(I am back and we have some things to discuss. Can't... control.... anger!"

Thursday, April 21, 2005


In my post from yesterday I was talking about how the virgin Mary appears in pancakes and screen doors and stuff. So I got thinking, "how come Joseph never appears anywhere?" Then I had a more profound thought (I am *NOT* religious and I am super ignorant on this stuff - so I am left to pagan speculation) "Was Joseph even important? I mean is he worthy of God marring a perfectly good bridge support?" Let's dig deeper....

I think "Smallville" is about Superman when he was a teenager (I don't watch it so I am not sure). I think it would be cool to have a show like that - but with Jesus. Like "Jesus the Teen Years" I mean I am sure he was a really good kid - but he had to pull some stuff every once in a while.

[Joseph walks into the house]
[One of Jesus's friends is leaving with a big smile on his face - he is carrying a carafe]
[Jesus sits on the couch. Sandals up on the coffee table]
Joseph - "Who was that?"
JC - "That's one of my buddies"
Joseph - "He looked under age - you didn't turn water into wine for him... did you??"
JC - "Lay off man - he just wanted to get a quick buzz"
Joseph - "Jesus I am tired of having to constantly watch over you, the other day Mrs. Caligus said she saw you standing on the surface of her pool trying to peek into her daughter's window."
JC - "That wasn't me!"
Joseph - "JESUS! Don't you lie to me boy. I will take you over my knee!"
JC - "Lay off old man.... You're not my real dad anyway!"
(You know he had to go to that one pretty often)
[Joseph storms out]
[JC eats some Salt and Vinegar Prigles]

So I am going to hell - but this is the stuff I think about.


Blogger Sarah said...

One thing is for sure-Jesus definitely ate Salt and Vinegar Pringles. I mean he probably invented them seeing as how they taste like they came straight from heaven.

2:00 PM

Blogger Johnny Virgil said...

You left out the part about Joseph asking, "Jesus, what's that smell? Were you burning something in here?"

"I was burning FRANKENCENSE dad. THAT'S ALL. Get off my case."

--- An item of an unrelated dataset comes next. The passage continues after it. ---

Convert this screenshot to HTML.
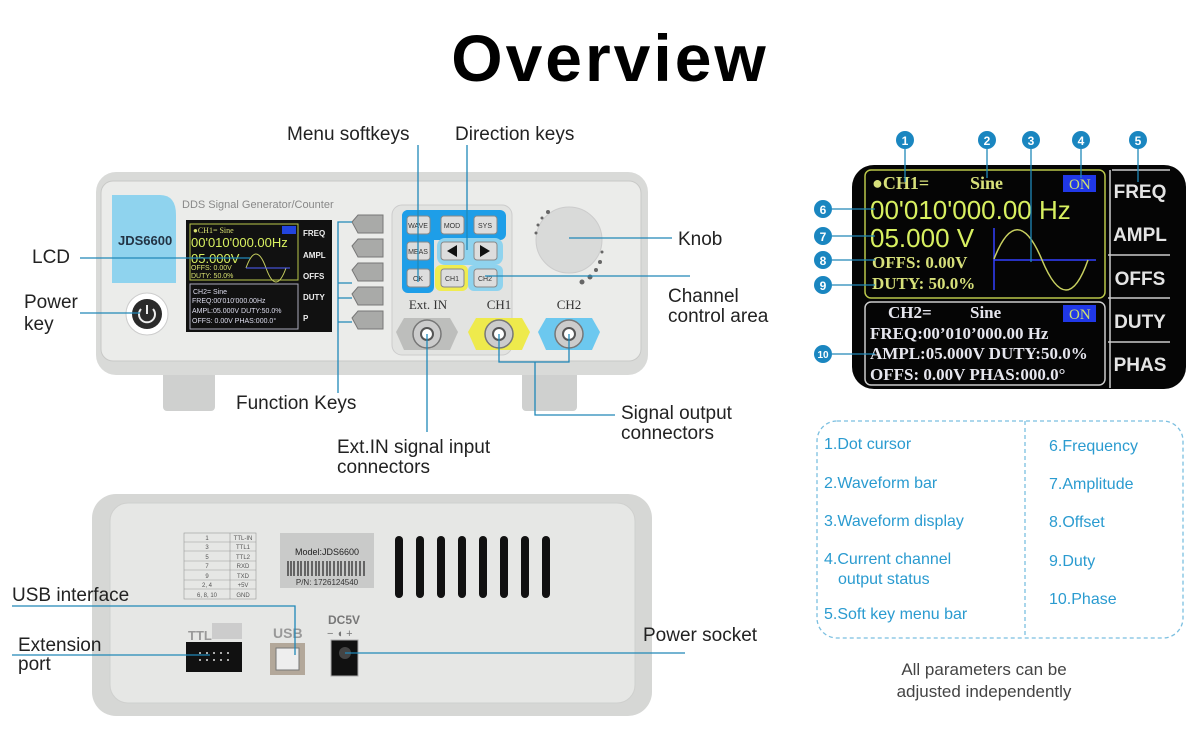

ps - so..I'm no longer listed as f'ing funny? I'll have to try harder.

10:24 PM

Blogger Shamus O'Drunkahan said...

You just reminded me of the Sam Kinnison bit about the J-man. Good stuff.

8:20 AM

Blogger ARM said...

It's Ok, I'm so going to hell for laughing at this and thinking that Fox should totally pick this up.

8:43 AM

Blogger Scott said...

The "f'ing" funny was causing the line to wrap. I am anal retentive above honest. You are still f'ing funny - but you don't deserve 2 lines.